DATA
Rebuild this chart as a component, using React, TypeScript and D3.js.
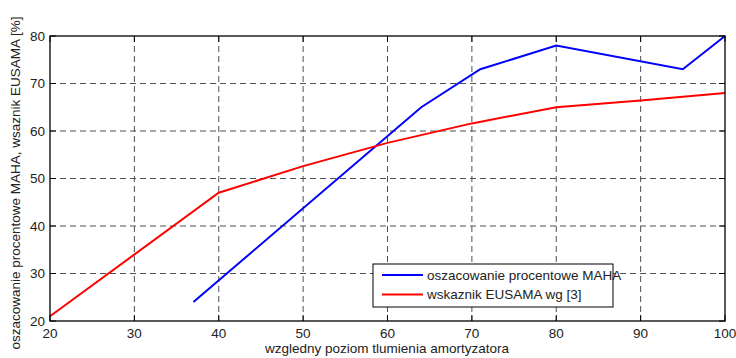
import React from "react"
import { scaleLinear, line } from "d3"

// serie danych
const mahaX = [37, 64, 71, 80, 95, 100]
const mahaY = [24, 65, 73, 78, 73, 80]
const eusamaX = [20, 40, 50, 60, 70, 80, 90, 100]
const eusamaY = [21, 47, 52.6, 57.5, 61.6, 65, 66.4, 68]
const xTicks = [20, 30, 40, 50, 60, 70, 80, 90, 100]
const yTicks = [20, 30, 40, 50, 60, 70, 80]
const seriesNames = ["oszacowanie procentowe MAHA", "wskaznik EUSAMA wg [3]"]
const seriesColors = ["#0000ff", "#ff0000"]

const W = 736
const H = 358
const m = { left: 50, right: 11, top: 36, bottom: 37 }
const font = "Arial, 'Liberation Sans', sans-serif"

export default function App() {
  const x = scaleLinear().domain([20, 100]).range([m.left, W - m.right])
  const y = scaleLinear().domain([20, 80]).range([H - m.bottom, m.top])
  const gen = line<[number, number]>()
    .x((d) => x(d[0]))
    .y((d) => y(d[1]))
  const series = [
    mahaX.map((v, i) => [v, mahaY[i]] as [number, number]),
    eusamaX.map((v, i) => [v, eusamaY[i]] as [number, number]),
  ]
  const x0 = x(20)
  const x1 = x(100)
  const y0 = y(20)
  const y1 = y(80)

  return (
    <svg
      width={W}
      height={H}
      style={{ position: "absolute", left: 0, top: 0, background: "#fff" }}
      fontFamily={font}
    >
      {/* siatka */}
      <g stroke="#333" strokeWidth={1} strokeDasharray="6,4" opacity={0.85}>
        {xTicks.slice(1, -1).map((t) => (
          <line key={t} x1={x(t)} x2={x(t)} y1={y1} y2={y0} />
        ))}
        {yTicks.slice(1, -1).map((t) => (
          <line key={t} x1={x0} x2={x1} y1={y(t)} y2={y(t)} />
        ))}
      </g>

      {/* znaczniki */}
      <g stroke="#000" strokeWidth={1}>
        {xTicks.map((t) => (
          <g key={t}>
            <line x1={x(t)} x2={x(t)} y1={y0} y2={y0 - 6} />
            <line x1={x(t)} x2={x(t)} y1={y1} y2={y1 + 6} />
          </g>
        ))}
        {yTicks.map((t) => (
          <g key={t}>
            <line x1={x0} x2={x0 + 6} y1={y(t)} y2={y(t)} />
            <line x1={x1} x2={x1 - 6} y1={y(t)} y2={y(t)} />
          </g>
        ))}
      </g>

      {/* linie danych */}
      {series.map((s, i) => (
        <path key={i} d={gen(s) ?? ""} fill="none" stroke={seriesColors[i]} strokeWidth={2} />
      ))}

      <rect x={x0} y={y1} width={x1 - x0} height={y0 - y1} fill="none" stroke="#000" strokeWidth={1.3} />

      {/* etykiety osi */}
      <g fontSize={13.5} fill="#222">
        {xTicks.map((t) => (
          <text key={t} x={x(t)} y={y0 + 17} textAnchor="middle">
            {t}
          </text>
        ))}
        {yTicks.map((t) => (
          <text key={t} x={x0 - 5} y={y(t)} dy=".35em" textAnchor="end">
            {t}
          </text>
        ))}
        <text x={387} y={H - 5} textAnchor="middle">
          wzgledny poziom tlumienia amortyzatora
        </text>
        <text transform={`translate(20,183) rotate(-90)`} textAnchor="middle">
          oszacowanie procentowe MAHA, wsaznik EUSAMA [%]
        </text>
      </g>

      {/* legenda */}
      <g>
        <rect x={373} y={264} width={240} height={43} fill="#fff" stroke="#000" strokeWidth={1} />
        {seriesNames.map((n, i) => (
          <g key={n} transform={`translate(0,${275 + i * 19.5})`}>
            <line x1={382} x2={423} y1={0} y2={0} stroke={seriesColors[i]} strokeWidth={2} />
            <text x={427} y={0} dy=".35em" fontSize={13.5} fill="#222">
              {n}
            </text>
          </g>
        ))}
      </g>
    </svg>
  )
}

EXERCISE DIRECTIONS
Go through the listing above and quote it exactly, apart from its images.

TASK OUTPUT
Rebuild this chart as a component, using React, TypeScript and D3.js.
import React from "react"
import { scaleLinear, line } from "d3"

// serie danych
const mahaX = [37, 64, 71, 80, 95, 100]
const mahaY = [24, 65, 73, 78, 73, 80]
const eusamaX = [20, 40, 50, 60, 70, 80, 90, 100]
const eusamaY = [21, 47, 52.6, 57.5, 61.6, 65, 66.4, 68]
const xTicks = [20, 30, 40, 50, 60, 70, 80, 90, 100]
const yTicks = [20, 30, 40, 50, 60, 70, 80]
const seriesNames = ["oszacowanie procentowe MAHA", "wskaznik EUSAMA wg [3]"]
const seriesColors = ["#0000ff", "#ff0000"]

const W = 736
const H = 358
const m = { left: 50, right: 11, top: 36, bottom: 37 }
const font = "Arial, 'Liberation Sans', sans-serif"

export default function App() {
  const x = scaleLinear().domain([20, 100]).range([m.left, W - m.right])
  const y = scaleLinear().domain([20, 80]).range([H - m.bottom, m.top])
  const gen = line<[number, number]>()
    .x((d) => x(d[0]))
    .y((d) => y(d[1]))
  const series = [
    mahaX.map((v, i) => [v, mahaY[i]] as [number, number]),
    eusamaX.map((v, i) => [v, eusamaY[i]] as [number, number]),
  ]
  const x0 = x(20)
  const x1 = x(100)
  const y0 = y(20)
  const y1 = y(80)

  return (
    <svg
      width={W}
      height={H}
      style={{ position: "absolute", left: 0, top: 0, background: "#fff" }}
      fontFamily={font}
    >
      {/* siatka */}
      <g stroke="#333" strokeWidth={1} strokeDasharray="6,4" opacity={0.85}>
        {xTicks.slice(1, -1).map((t) => (
          <line key={t} x1={x(t)} x2={x(t)} y1={y1} y2={y0} />
        ))}
        {yTicks.slice(1, -1).map((t) => (
          <line key={t} x1={x0} x2={x1} y1={y(t)} y2={y(t)} />
        ))}
      </g>

      {/* znaczniki */}
      <g stroke="#000" strokeWidth={1}>
        {xTicks.map((t) => (
          <g key={t}>
            <line x1={x(t)} x2={x(t)} y1={y0} y2={y0 - 6} />
            <line x1={x(t)} x2={x(t)} y1={y1} y2={y1 + 6} />
          </g>
        ))}
        {yTicks.map((t) => (
          <g key={t}>
            <line x1={x0} x2={x0 + 6} y1={y(t)} y2={y(t)} />
            <line x1={x1} x2={x1 - 6} y1={y(t)} y2={y(t)} />
          </g>
        ))}
      </g>

      {/* linie danych */}
      {series.map((s, i) => (
        <path key={i} d={gen(s) ?? ""} fill="none" stroke={seriesColors[i]} strokeWidth={2} />
      ))}

      <rect x={x0} y={y1} width={x1 - x0} height={y0 - y1} fill="none" stroke="#000" strokeWidth={1.3} />

      {/* etykiety osi */}
      <g fontSize={13.5} fill="#222">
        {xTicks.map((t) => (
          <text key={t} x={x(t)} y={y0 + 17} textAnchor="middle">
            {t}
          </text>
        ))}
        {yTicks.map((t) => (
          <text key={t} x={x0 - 5} y={y(t)} dy=".35em" textAnchor="end">
            {t}
          </text>
        ))}
        <text x={387} y={H - 5} textAnchor="middle">
          wzgledny poziom tlumienia amortyzatora
        </text>
        <text transform={`translate(20,183) rotate(-90)`} textAnchor="middle">
          oszacowanie procentowe MAHA, wsaznik EUSAMA [%]
        </text>
      </g>

      {/* legenda */}
      <g>
        <rect x={373} y={264} width={240} height={43} fill="#fff" stroke="#000" strokeWidth={1} />
        {seriesNames.map((n, i) => (
          <g key={n} transform={`translate(0,${275 + i * 19.5})`}>
            <line x1={382} x2={423} y1={0} y2={0} stroke={seriesColors[i]} strokeWidth={2} />
            <text x={427} y={0} dy=".35em" fontSize={13.5} fill="#222">
              {n}
            </text>
          </g>
        ))}
      </g>
    </svg>
  )
}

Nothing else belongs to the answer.